Why this is the only possible negation: an implication A \Rightarrow B fails in exactly one row of its four-row truth table — the row with A = T and B = F. The negation must be T in exactly that row. The expression A \land \lnot B is T in exactly that row — and F in the other three. So it matches the negation row for row. Nothing else does.

Why each "if...then" trap option is wrong

(A) Inverse: "If \lnot A, then \lnot B"

Its truth table is T, T, F, T — different from the negation pattern F, T, F, F. The inverse is logically equivalent to the converse, not to the negation.

(B) Converse: "If B, then A"

Same truth table as the inverse: T, T, F, T. Not the negation.

(C) Contrapositive: "If \lnot B, then \lnot A"

Truth table T, F, T, T — identical to the original A \Rightarrow B. The contrapositive is logically equivalent to the original, which is the opposite of being its negation.

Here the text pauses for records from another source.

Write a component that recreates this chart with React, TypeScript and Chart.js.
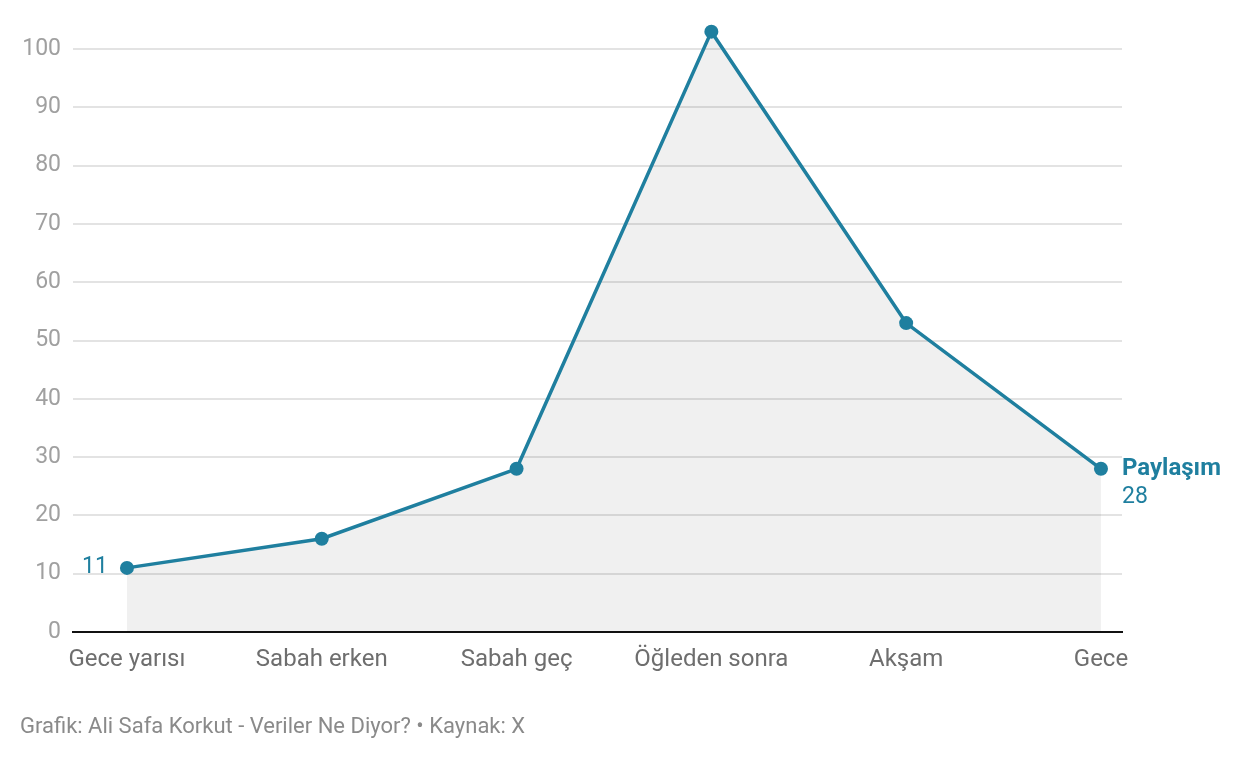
import React, { useEffect, useRef } from "react";
import { Chart, registerables } from "chart.js";

Chart.register(...registerables);

const categories = ["Gece yarısı", "Sabah erken", "Sabah geç", "Öğleden sonra", "Akşam", "Gece"];
const shares = [11, 16, 28, 103, 53, 28];
const yTicks = [0, 10, 20, 30, 40, 50, 60, 70, 80, 90, 100];
const seriesName = "Paylaşım";
const footerText = "Grafik: Ali Safa Korkut - Veriler Ne Diyor? • Kaynak: X";

const LINE = "#1f7f9f";
const FONT = "Roboto, 'Noto Sans', sans-serif";

const labelPlugin = {
  id: "endLabels",
  afterDatasetsDraw(chart: any) {
    const ctx = chart.ctx;
    const xs = chart.scales.x;
    const ys = chart.scales.y;
    const n = shares.length;
    ctx.save();
    ctx.fillStyle = LINE;
    ctx.textBaseline = "middle";
    ctx.font = `23px ${FONT}`;
    ctx.textAlign = "right";
    ctx.fillText(String(shares[0]), xs.getPixelForValue(0) - 19, ys.getPixelForValue(shares[0]) - 1);
    const lx = xs.getPixelForValue(n - 1) + 21;
    const ly = ys.getPixelForValue(shares[n - 1]);
    ctx.textAlign = "left";
    ctx.font = `bold 24px ${FONT}`;
    ctx.fillText(seriesName, lx, ly);
    ctx.font = `23px ${FONT}`;
    ctx.fillText(String(shares[n - 1]), lx, ly + 28);
    ctx.restore();
  },
};

export default function App() {
  const ref = useRef<HTMLCanvasElement>(null);
  useEffect(() => {
    if (!ref.current) return;
    const chart = new Chart(ref.current, {
      type: "line",
      data: {
        datasets: [
          {
            data: shares.map((v, i) => ({ x: i, y: v })),
            borderColor: LINE,
            borderWidth: 3.5,
            backgroundColor: "rgba(0,0,0,0.06)",
            fill: "origin",
            pointRadius: 7,
            pointBackgroundColor: LINE,
            pointBorderColor: LINE,
            pointBorderWidth: 0,
            tension: 0,
            clip: false,
          },
        ],
      },
      options: {
        animation: false,
        responsive: false,
        events: [],
        layout: { padding: { top: 20, right: 118, left: 0, bottom: 0 } },
        plugins: { legend: { display: false }, tooltip: { enabled: false } },
        scales: {
          x: {
            type: "linear",
            min: -0.277,
            max: 5.108,
            afterBuildTicks: (s: any) => {
              s.ticks = categories.map((_, i) => ({ value: i }));
            },
            afterFit: (s: any) => {
              s.height = 126;
            },
            grid: { display: false, drawTicks: false },
            border: { display: true, color: "#111", width: 2 },
            ticks: {
              autoSkip: false,
              maxRotation: 0,
              padding: 14,
              color: "#6e6e6e",
              font: { family: FONT, size: 24 },
              callback: (v: any) => categories[v as number] ?? "",
            },
          },
          y: {
            min: 0,
            max: 105,
            afterBuildTicks: (s: any) => {
              s.ticks = yTicks.map((v) => ({ value: v }));
            },
            afterFit: (s: any) => {
              s.width = 73;
              s.paddingTop = 0;
              s.paddingBottom = 0;
            },
            grid: {
              color: (c: any) => (c.tick && c.tick.value === 0 ? "rgba(0,0,0,0)" : "#e3e3e3"),
              lineWidth: 2,
              drawTicks: false,
            },
            border: { display: false },
            ticks: {
              padding: 12,
              color: "#a0a0a0",
              font: { family: FONT, size: 23 },
            },
          },
        },
      },
      plugins: [labelPlugin],
    });
    return () => chart.destroy();
  }, []);
  return (
    <div style={{ position: "absolute", left: 0, top: 0, width: 1240, height: 758, background: "#fff" }}>
      <canvas ref={ref} width={1240} height={758} style={{ display: "block" }} />
      <div
        style={{
          position: "absolute",
          left: 20,
          top: 713,
          fontFamily: FONT,
          fontSize: 22,
          color: "#8a8a8a",
          whiteSpace: "nowrap",
        }}
      >
        {footerText}
      </div>
    </div>
  );
}
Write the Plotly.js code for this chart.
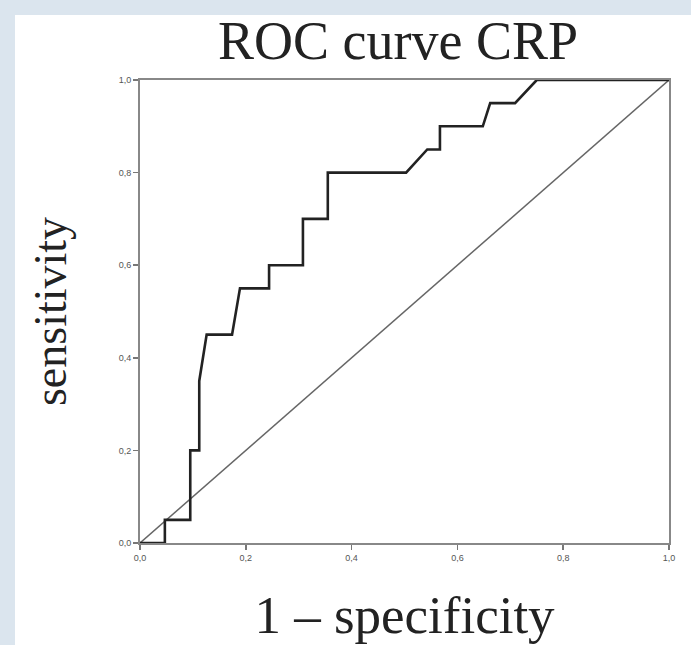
<!DOCTYPE html>
<html>
<head>
<meta charset="utf-8">
<script src="https://cdn.plot.ly/plotly-3.0.1.min.js"></script>
<style>
  html, body { margin: 0; padding: 0; background: #dbe5ee; width: 691px; height: 645px; overflow: hidden; }
  #chart { position: absolute; left: 0; top: 0; width: 691px; height: 645px; }
</style>
</head>
<body>
<div id="chart"></div>
<script>
// ROC curve points (1 - specificity, sensitivity)
const fpr = [0, 0.047, 0.047, 0.095, 0.095, 0.112, 0.112, 0.126, 0.174, 0.189, 0.244, 0.244, 0.308, 0.308, 0.355, 0.355, 0.503, 0.543, 0.567, 0.567, 0.648, 0.662, 0.709, 0.75, 1.0];
const sens = [0, 0, 0.05, 0.05, 0.2, 0.2, 0.35, 0.45, 0.45, 0.55, 0.55, 0.6, 0.6, 0.7, 0.7, 0.8, 0.8, 0.85, 0.85, 0.9, 0.9, 0.95, 0.95, 1.0, 1.0];
// reference diagonal
const diagX = [0, 1];
const diagY = [0, 1];
// tick labels
const tickVals = [0, 0.2, 0.4, 0.6, 0.8, 1.0];
const tickLabels = ["0,0", "0,2", "0,4", "0,6", "0,8", "1,0"];

const W = 691, H = 645;
const M = { l: 140, r: 22, t: 80, b: 102 };
const pw = W - M.l - M.r, ph = H - M.t - M.b;
// white panel inside the light blue frame (frame 15px on left and top)
const panel = {
  type: 'rect', xref: 'paper', yref: 'paper', layer: 'below',
  x0: (15 - M.l) / pw, x1: (W - M.l) / pw,
  y0: -(M.b) / ph, y1: (H - M.b - 15) / ph,
  fillcolor: '#ffffff', line: { width: 0 }
};

const traces = [
  { x: diagX, y: diagY, type: 'scatter', mode: 'lines', line: { color: '#666666', width: 1.5 }, hoverinfo: 'skip' },
  { x: fpr, y: sens, type: 'scatter', mode: 'lines', line: { color: '#222222', width: 2.6 } }
];

const axisCommon = {
  range: [0, 1],
  tickvals: tickVals,
  ticktext: tickLabels,
  ticks: 'outside',
  ticklen: 5,
  tickwidth: 1.5,
  tickcolor: '#777777',
  showline: true,
  linecolor: '#888888',
  linewidth: 2,
  mirror: true,
  showgrid: false,
  zeroline: false,
  tickfont: { family: 'Liberation Sans, Arial, sans-serif', size: 9, color: '#555555' }
};

const layout = {
  width: W,
  height: H,
  margin: M,
  paper_bgcolor: '#dbe5ee',
  plot_bgcolor: '#ffffff',
  showlegend: false,
  shapes: [panel],
  title: {
    text: 'ROC curve CRP',
    font: { family: 'Liberation Serif, Times New Roman, serif', size: 54, color: '#222222' },
    x: 398 / W, xanchor: 'center',
    y: 1 - 40 / H, yref: 'container', yanchor: 'middle'
  },
  xaxis: Object.assign({}, axisCommon, {
    title: { text: '1 \u2013 specificity', font: { family: 'Liberation Serif, Times New Roman, serif', size: 53, color: '#222222' }, standoff: 34 }
  }),
  yaxis: Object.assign({}, axisCommon, {
    title: { text: 'sensitivity', font: { family: 'Liberation Serif, Times New Roman, serif', size: 46, color: '#222222' }, standoff: 38 }
  })
};

Plotly.newPlot('chart', traces, layout, { displayModeBar: false, staticPlot: true });
</script>
</body>
</html>
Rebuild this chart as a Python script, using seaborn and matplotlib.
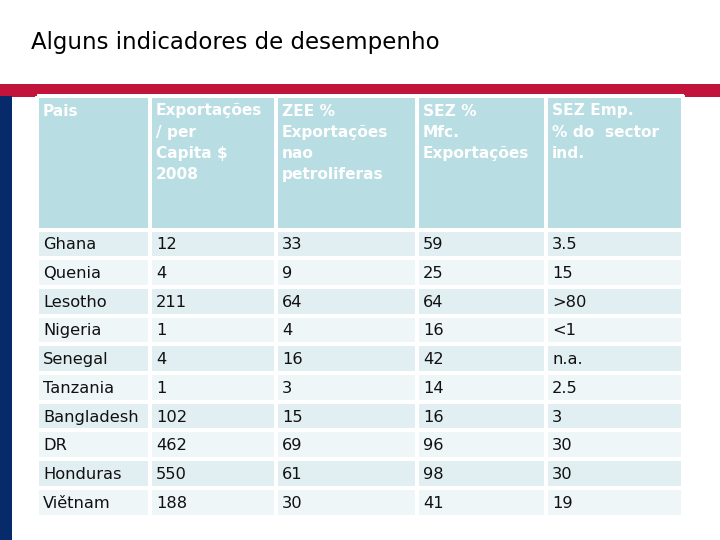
import matplotlib
matplotlib.use("Agg")
import matplotlib.pyplot as plt
from matplotlib.colors import ListedColormap
import numpy as np
import seaborn as sns

# table content
headers = [
    "Pais",
    "Exportações\n/ per\nCapita $\n2008",
    "ZEE %\nExportações\nnao\npetroliferas",
    "SEZ %\nMfc.\nExportações",
    "SEZ Emp.\n% do  sector\nind.",
]
countries = ["Ghana", "Quenia", "Lesotho", "Nigeria", "Senegal", "Tanzania",
             "Bangladesh", "DR", "Honduras", "Viětnam"]
exports_pc = ["12", "4", "211", "1", "4", "1", "102", "462", "550", "188"]
zee_pct = ["33", "9", "64", "4", "16", "3", "15", "69", "61", "30"]
sez_mfc = ["59", "25", "64", "16", "42", "14", "16", "96", "98", "41"]
sez_emp = ["3.5", "15", ">80", "<1", "n.a.", "2.5", "3", "30", "30", "19"]

title = "Alguns indicadores de desempenho"

sns.set_theme(style="white")
plt.rcParams["font.family"] = ["DejaVu Sans"]

# layout (pixel units)
col_w = [113, 126, 141, 129, 137]
table_left, table_top = 37, 96
header_h, row_h = 133.5, 28.7

x_edges = table_left + np.concatenate([[0], np.cumsum(col_w)])
n_rows = len(countries)
y_edges = table_top + np.concatenate([[0], header_h + row_h * np.arange(n_rows + 1)])

# 0 = header, 1 = darker band, 2 = lighter band
fill = np.zeros((n_rows + 1, len(col_w)))
for i in range(n_rows):
    fill[i + 1, :] = 1 if i % 2 == 0 else 2
cmap = ListedColormap(["#b8dde2", "#e2eff2", "#eff6f8"])

fig = plt.figure(figsize=(7.2, 5.4), dpi=100)
ax = fig.add_axes([0, 0, 1, 1])
ax.set_xlim(0, 720)
ax.set_ylim(540, 0)
ax.axis("off")

# slide decoration
ax.fill_between([0, 720], 83.5, 96.5, color="#c2133a", lw=0)
ax.fill_betweenx([96, 540], 0, 12, color="#072b6a", lw=0)

ax.pcolormesh(x_edges, y_edges, fill, cmap=cmap, vmin=-0.5, vmax=2.5,
              edgecolors="white", linewidth=1.5)

ax.text(31, 43, title, fontsize=16.5, color="black", va="center", ha="left")

for j, h in enumerate(headers):
    ax.text(x_edges[j] + 6, table_top + 7.5, h, color="white", fontsize=11.1,
            fontweight="bold", va="top", ha="left", linespacing=1.52)

columns = [countries, exports_pc, zee_pct, sez_mfc, sez_emp]
for i in range(n_rows):
    yc = (y_edges[i + 1] + y_edges[i + 2]) / 2 + 1
    for j, col in enumerate(columns):
        ax.text(x_edges[j] + 6, yc, col[i], color="#111111", fontsize=11.7,
                va="center", ha="left")

fig.savefig("out.png", dpi=100)
plt.close(fig)
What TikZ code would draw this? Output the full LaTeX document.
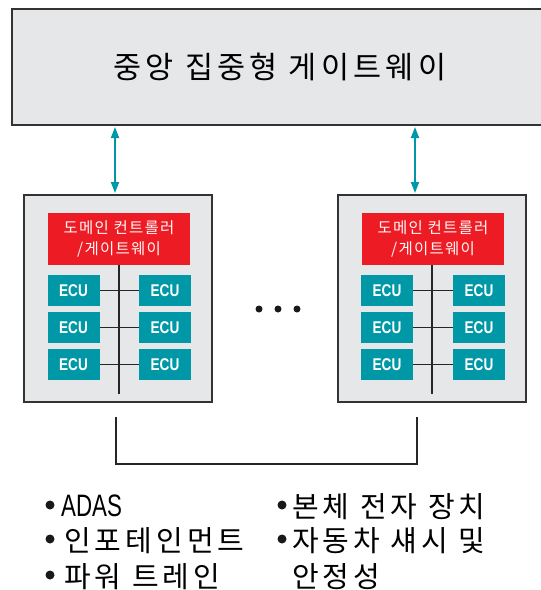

Only option (D) A \land \lnot B has the truth table F, T, F, F — exactly the negation pattern.

A walked example

Problem: Write the negation of "If a number is divisible by 6, then it is divisible by 3."

Let A = "divisible by 6", B = "divisible by 3." The statement is A \Rightarrow B.

Negation:

\lnot(A \Rightarrow B) \equiv A \land \lnot B.

In English: "A number is divisible by 6 and is not divisible by 3."

(Such a number does not exist — which is why the original implication is true. The negation is false because no counterexample exists.)

A second example — where the negation is true

Problem: Negate "If it is raining, then the ground is wet."

Let A = "raining", B = "ground wet." The statement is A \Rightarrow B, which is mostly true but has rare counterexamples (a covered patio, a sheltered spot).

Negation:

A \land \lnot B

In English: "It is raining and the ground is not wet." — e.g., standing under a covered patio. If you can exhibit this scenario, the original claim fails.

This is the precise logical form of a counterexample: a single instance of A \land \lnot B is all you need to refute an implication. Not a sweeping denial, not a reverse implication — one specific pairing of A holding and B failing.

Why this matters beyond multiple choice

Proof by contradiction starts here

Proof by contradiction of A \Rightarrow B begins with "assume A is true and B is false, and derive a contradiction." That is, you assume A \land \lnot B. This exact rewrite is the logical foundation of the whole technique. See Proof by Contradiction.

Refuting a universal claim

Every claim of the form "for all x, if P(x) then Q(x)" is refuted by producing a single x for which P(x) \land \lnot Q(x). This is the counterexample pattern in disguise, and it is the negation of an implication at its core.

Reading physics and mathematics textbooks

Theorems of the form "if [condition], then [conclusion]" are broken by finding cases where the condition holds but the conclusion fails. That pattern — the condition holds, the conclusion fails — is A \land \lnot B. The rewrite is not abstract; it is the template for breaking any false theorem.

The exam reflex

Spot "negation of if...then" in the stem.
Ignore any answer option shaped like an implication (if ... then ...). They are all traps.
Pick the conjunction option: A and not B.
If asked to write it out, one line: "A is true and B is false."

Three seconds; one line; full marks.